Multiply a model by trainable scalar

Hello,

Is it possible to multiply a trained model by a single scalar that is trainable and backpropagate the loss to that scalar?

I want to do this for two networks, so the idea is to train those two scalars to find how to ideally combine the two models’ weights (not the outputs).

Thanks in advance for any guidance.

1 Like

Hello Victor!

Yes. In general you can train additional parameters (e.g., things that
aren’t weights in Linears) by adding them as Parameters to your
model (which should be a torch.nn.Module) or to your Optimizer.
Pytorch will do the rest.

I’m not sure exactly what you have in mind here. But here is one idea
that might be relevant to your use case:

You have model A and model B already trained. Freeze their layers
(.requires_grad = False). Create an Optimizer that contains your
weight parameter as a single trainable parameter:

weight_param = torch.FloatTensor ([1.234])
optim = torch.optim.SGD ([weight_param])

(where 1.234 is your initial value of weight_param).

Then do something like:

xA = layer1A (input)
xB = layer1B (input)
x = weight_param * xA + (1.0 - weight_param) * xB
x = activation1 (x)
xA = layer1A (x)
xB = layer1B (x)
x = weight_param * xA + (1.0 - weight_param) * xB
x = activation2 (x)
...
loss = criterion (x, target)
optim.zero_grad()
loss.backward()
optim.step()

(This code can be rearranged in various ways, but this is the basic
idea.)

Is this the line along which you were thinking?

Best.

K. Frank

Hello Frank! Thank you very much for your reply!

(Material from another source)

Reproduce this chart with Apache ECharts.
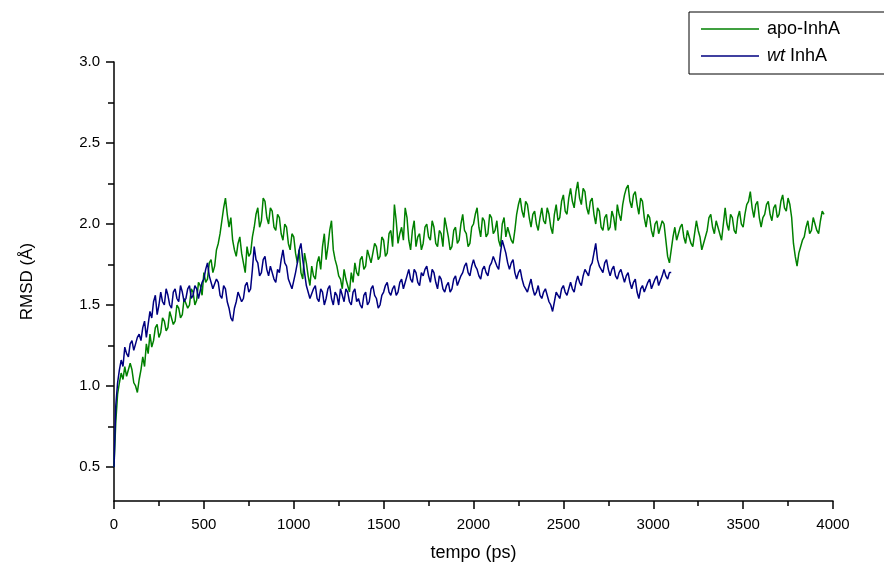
<!DOCTYPE html>
<html>
<head>
<meta charset="utf-8">
<script src="https://cdn.jsdelivr.net/npm/echarts@6/dist/echarts.min.js"></script>
<style>
  html, body { margin: 0; padding: 0; background: #fff; }
  #main { width: 884px; height: 567px; }
</style>
</head>
<body>
<div id="main"></div>
<script>
// RMSD (Å), one value every 10 ps
var timeStep = 10;

var apoInhA = [
  0.50, 0.78, 0.95, 1.02, 1.08, 1.04, 1.12, 1.06, 1.05, 1.14,
  1.10, 1.02, 1.00, 0.96, 1.04, 1.10, 1.18, 1.12, 1.26, 1.20,
  1.32, 1.24, 1.28, 1.36, 1.38, 1.30, 1.33, 1.42, 1.40, 1.34,
  1.36, 1.46, 1.45, 1.38, 1.40, 1.50, 1.48, 1.42, 1.44, 1.54,
  1.55, 1.48, 1.50, 1.60, 1.58, 1.50, 1.53, 1.64, 1.62, 1.56,
  1.70, 1.64, 1.66, 1.76, 1.78, 1.70, 1.74, 1.84, 1.88, 1.94,
  2.02, 2.10, 2.16, 2.06, 1.98, 2.04, 1.90, 1.84, 1.80, 1.88,
  1.92, 1.82, 1.76, 1.70, 1.86, 1.80, 1.82, 1.92, 1.98, 2.06,
  2.10, 1.98, 2.02, 2.16, 2.14, 2.04, 2.00, 2.10, 2.08, 1.98,
  1.96, 2.06, 2.04, 1.94, 1.90, 2.00, 1.98, 1.88, 1.84, 1.94,
  1.92, 1.82, 1.76, 1.84, 1.70, 1.66, 1.82, 1.76, 1.68, 1.62,
  1.74, 1.68, 1.66, 1.76, 1.80, 1.72, 1.86, 1.94, 1.78, 1.86,
  1.96, 2.02, 1.84, 1.78, 1.74, 1.68, 1.66, 1.60, 1.72, 1.66,
  1.62, 1.58, 1.70, 1.64, 1.76, 1.70, 1.68, 1.78, 1.80, 1.72,
  1.74, 1.84, 1.84, 1.76, 1.76, 1.88, 1.86, 1.78, 1.80, 1.92,
  1.90, 1.80, 1.82, 1.94, 1.96, 1.86, 2.12, 2.02, 1.88, 1.94,
  1.98, 1.90, 2.10, 2.04, 1.90, 1.84, 1.96, 2.02, 1.86, 1.92,
  1.94, 1.84, 1.88, 1.98, 2.00, 1.92, 1.90, 2.02, 1.98, 1.88,
  1.86, 1.96, 1.94, 1.86, 2.04, 1.98, 1.92, 1.84, 1.86, 1.96,
  1.98, 1.88, 1.90, 2.00, 2.06, 1.96, 1.94, 1.86, 1.88, 1.98,
  2.00, 2.06, 2.10, 1.98, 1.92, 2.04, 2.02, 1.92, 1.94, 2.06,
  2.04, 1.94, 1.96, 2.02, 1.90, 1.86, 2.00, 2.04, 1.92, 1.98,
  1.98, 1.90, 1.88, 1.96, 2.06, 2.12, 2.16, 2.08, 2.04, 2.14,
  2.12, 2.04, 1.98, 2.06, 2.08, 2.00, 1.96, 2.04, 2.10, 2.02,
  2.00, 2.10, 2.06, 1.98, 1.94, 2.06, 2.12, 2.02, 2.04, 2.14,
  2.18, 2.08, 2.06, 2.16, 2.22, 2.14, 2.10, 2.20, 2.26, 2.16,
  2.12, 2.22, 2.20, 2.10, 2.06, 2.14, 2.16, 2.06, 2.00, 2.10,
  2.08, 1.98, 1.96, 2.04, 2.06, 1.96, 1.98, 2.08, 2.04, 1.96,
  2.12, 2.06, 2.02, 2.12, 2.18, 2.22, 2.24, 2.14, 2.10, 2.18,
  2.20, 2.12, 2.06, 2.16, 2.14, 2.04, 1.98, 2.06, 2.04, 1.96,
  1.92, 2.00, 2.02, 1.94, 1.94, 2.02, 2.00, 1.90, 1.80, 1.76,
  1.84, 1.92, 1.98, 1.90, 1.90, 1.98, 2.00, 1.92, 1.88, 1.96,
  1.96, 1.88, 1.86, 1.94, 2.02, 1.96, 1.92, 1.84, 1.84, 1.92,
  1.96, 2.04, 2.06, 1.98, 1.94, 2.02, 2.02, 1.94, 1.90, 2.00,
  2.10, 2.00, 1.96, 2.06, 2.04, 1.96, 1.94, 2.04, 2.08, 2.00,
  1.98, 2.06, 2.12, 2.14, 2.20, 2.10, 2.04, 2.12, 2.14, 2.04,
  1.98, 2.04, 2.06, 2.12, 2.14, 2.06, 2.02, 2.10, 2.12, 2.04,
  2.06, 2.14, 2.18, 2.10, 2.08, 2.16, 2.12, 2.04, 1.88, 1.80,
  1.74, 1.82, 1.82, 1.90, 1.92, 1.98, 2.02, 1.94, 1.96, 2.04,
  2.04, 1.96, 1.94, 2.02, 2.08, 2.06
];

var wtInhA = [
  0.50, 0.88, 1.02, 1.10, 1.16, 1.12, 1.24, 1.20, 1.18, 1.26,
  1.28, 1.22, 1.22, 1.30, 1.32, 1.28, 1.36, 1.40, 1.30, 1.38,
  1.46, 1.42, 1.52, 1.56, 1.44, 1.50, 1.58, 1.52, 1.50, 1.60,
  1.56, 1.50, 1.48, 1.58, 1.60, 1.54, 1.52, 1.62, 1.58, 1.52,
  1.54, 1.60, 1.62, 1.54, 1.56, 1.62, 1.60, 1.54, 1.55, 1.64,
  1.66, 1.72, 1.76, 1.68, 1.68, 1.60, 1.60, 1.66, 1.64, 1.56,
  1.54, 1.62, 1.60, 1.52, 1.48, 1.42, 1.40, 1.48, 1.52, 1.58,
  1.58, 1.52, 1.54, 1.62, 1.64, 1.58, 1.60, 1.72, 1.86, 1.78,
  1.76, 1.68, 1.70, 1.78, 1.80, 1.72, 1.68, 1.74, 1.74, 1.66,
  1.64, 1.72, 1.70, 1.78, 1.84, 1.76, 1.74, 1.66, 1.66, 1.60,
  1.60, 1.70, 1.76, 1.84, 1.88, 1.78, 1.70, 1.62, 1.58, 1.54,
  1.54, 1.60, 1.62, 1.54, 1.52, 1.60, 1.58, 1.50, 1.54, 1.60,
  1.62, 1.54, 1.50, 1.58, 1.56, 1.50, 1.60, 1.56, 1.52, 1.60,
  1.58, 1.52, 1.50, 1.58, 1.60, 1.52, 1.54, 1.50, 1.48, 1.56,
  1.58, 1.50, 1.52, 1.60, 1.62, 1.56, 1.54, 1.48, 1.50, 1.56,
  1.58, 1.62, 1.64, 1.58, 1.56, 1.60, 1.62, 1.56, 1.58, 1.64,
  1.66, 1.60, 1.60, 1.68, 1.72, 1.66, 1.64, 1.72, 1.70, 1.64,
  1.62, 1.70, 1.68, 1.72, 1.74, 1.68, 1.64, 1.72, 1.70, 1.64,
  1.60, 1.68, 1.66, 1.60, 1.58, 1.62, 1.64, 1.58, 1.60, 1.66,
  1.68, 1.62, 1.62, 1.68, 1.70, 1.74, 1.76, 1.70, 1.68, 1.74,
  1.78, 1.74, 1.72, 1.68, 1.66, 1.72, 1.74, 1.70, 1.68, 1.74,
  1.76, 1.80, 1.80, 1.74, 1.72, 1.82, 1.90, 1.86, 1.82, 1.76,
  1.72, 1.76, 1.78, 1.70, 1.66, 1.70, 1.72, 1.66, 1.62, 1.60,
  1.58, 1.62, 1.66, 1.60, 1.56, 1.58, 1.62, 1.56, 1.54, 1.58,
  1.60, 1.56, 1.52, 1.50, 1.46, 1.52, 1.58, 1.56, 1.54, 1.60,
  1.62, 1.58, 1.56, 1.60, 1.64, 1.60, 1.58, 1.64, 1.68, 1.64,
  1.62, 1.68, 1.72, 1.70, 1.68, 1.74, 1.76, 1.82, 1.88, 1.78,
  1.74, 1.72, 1.70, 1.76, 1.78, 1.72, 1.68, 1.72, 1.74, 1.68,
  1.66, 1.70, 1.72, 1.68, 1.64, 1.68, 1.70, 1.64, 1.60, 1.64,
  1.66, 1.58, 1.54, 1.60, 1.62, 1.58, 1.58, 1.64, 1.66, 1.60,
  1.60, 1.66, 1.68, 1.62, 1.62, 1.68, 1.72, 1.68, 1.66, 1.70,
  1.70
];

var yLabels = [0.5, 1.0, 1.5, 2.0, 2.5, 3.0];
var yMinorTicks = [0.75, 1.25, 1.75, 2.25, 2.75];
var xMinorTicks = [250, 750, 1250, 1750, 2250, 2750, 3250, 3750];

function toPairs(values) {
  return values.map(function (v, i) { return [i * timeStep, v]; });
}

var axisBlack = { color: '#000', width: 1.5 };

var myChart = echarts.init(document.getElementById('main'));

myChart.setOption({
  animation: false,
  textStyle: { fontFamily: 'Liberation Sans' },
  grid: { left: 114, right: 51, top: 62, bottom: 66 },
  legend: {
    orient: 'vertical',
    left: 689,
    top: 12,
    padding: [8, 60, 9, 12],
    itemGap: 9,
    itemWidth: 58,
    itemHeight: 1.5,
    icon: 'rect',
    borderColor: '#000',
    borderWidth: 1,
    textStyle: {
      fontSize: 18,
      lineHeight: 18,
      color: '#000',
      padding: [0, 0, 0, 3],
      rich: {
        i: { fontStyle: 'italic', fontSize: 18, lineHeight: 18, color: '#000' }
      }
    },
    formatter: function (name) {
      return name === 'wt InhA' ? '{i|wt} InhA' : name;
    },
    data: ['apo-InhA', 'wt InhA']
  },
  xAxis: [
    {
      type: 'value',
      min: 0,
      max: 4000,
      interval: 500,
      name: 'tempo (ps)',
      nameLocation: 'middle',
      nameGap: 43,
      nameTextStyle: { fontSize: 18, color: '#000' },
      splitLine: { show: false },
      axisLine: { lineStyle: axisBlack },
      axisTick: { length: 8, lineStyle: axisBlack },
      axisLabel: {
        fontSize: 15,
        color: '#000',
        margin: 16,
        formatter: function (v) { return String(v); }
      }
    },
    {
      // minor ticks only
      type: 'value',
      min: 0,
      max: 4000,
      position: 'bottom',
      splitLine: { show: false },
      axisLine: { show: false },
      axisLabel: { show: false },
      axisTick: { customValues: xMinorTicks, length: 5, lineStyle: axisBlack }
    }
  ],
  yAxis: [
    {
      type: 'value',
      min: 0.29,
      max: 3.0,
      name: 'RMSD (Å)',
      nameLocation: 'middle',
      nameGap: 78,
      nameTextStyle: { fontSize: 17, color: '#000' },
      splitLine: { show: false },
      axisLine: { lineStyle: axisBlack },
      axisTick: { customValues: yLabels, length: 8, lineStyle: axisBlack },
      axisLabel: {
        customValues: yLabels,
        fontSize: 15,
        color: '#000',
        margin: 14,
        formatter: function (v) { return v.toFixed(1); }
      }
    },
    {
      // minor ticks only
      type: 'value',
      min: 0.29,
      max: 3.0,
      position: 'left',
      splitLine: { show: false },
      axisLine: { show: false },
      axisLabel: { show: false },
      axisTick: { customValues: yMinorTicks, length: 6, lineStyle: axisBlack }
    }
  ],
  series: [
    {
      name: 'apo-InhA',
      type: 'line',
      data: toPairs(apoInhA),
      showSymbol: false,
      lineStyle: { color: '#008000', width: 1.5 },
      itemStyle: { color: '#008000' },
      z: 2
    },
    {
      name: 'wt InhA',
      type: 'line',
      data: toPairs(wtInhA),
      showSymbol: false,
      lineStyle: { color: '#000080', width: 1.5 },
      itemStyle: { color: '#000080' },
      z: 3
    }
  ]
});
</script>
</body>
</html>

So, the overall idea is that I want to combine two models that were fine-tuned independently into a single one by interpolating their weights, but I would like to do this using the PyTorch framework (and, most importantly, the loss functions and autograd).

Originally, I was thinking about a single “coefficient” for each model that could just multiply all of the model’s trained weight, but I think I understand your code and it makes sense to me!

If I understand correctly, it would be adding an activation after every layer of the original models that combines the corresponding layer of the two original models, is that right? What could be a good activation to test with in this case?

This sounds great!

Hi Victor!

I was imagining that you had two models with the same architecture,
that is, that all of the layers and activations match up. The only
difference is that they have been trained (or fine tuned) differently,
so that the trained weights differ.

In this case, model A’s activation1 and model B’s activation1
are the same, so I was thinking that you would simply use
activation1 after interpolating the results of layer1A and layer1B.
(Note, the result of interpolating these two results is the same as
what you would get by interpolating the linear layers layer1A and
layer1B, and then applying the interpolated layer to the upstream
input.)

(As an aside, I’m not convinced your scheme will work. If model A
and model B are trained independently to do the same thing, the
values of the internal “hidden” neurons may still be very different,
and the layer weights may be very different, so averaging them might
not make sense. If one model was first trained, and then fine tuned
separately to get models A and B, the weights in A and B might line
up sensibly, but I could imagine that averaging the models together
could simply serve to average away the results of the fine tunings.)

Good luck.

K. Frank

Hello Frank!

Yes, that’s exactly the case!

I understand now! Thanks for explaining it to me, it makes sense now. I’ll try that today to see how it goes, but it really sounds like what I wanted to test.

And you are exactly correct. The models line up (the filters are correlated) and I’ve tested doing this combination manually and it works, but I wanted to test using Pytorch’s automatic differentiation to optimize the search automatically and see how it behaves using some custom loss functions as well, so I think your suggestion will work perfectly!

Thanks again!!

“I’m making a note here: huge success.”

I had to write 1875 lines of code just to disassemble and reassemble everything as I wanted and test it step by step, but it worked :smile:

Thanks, again!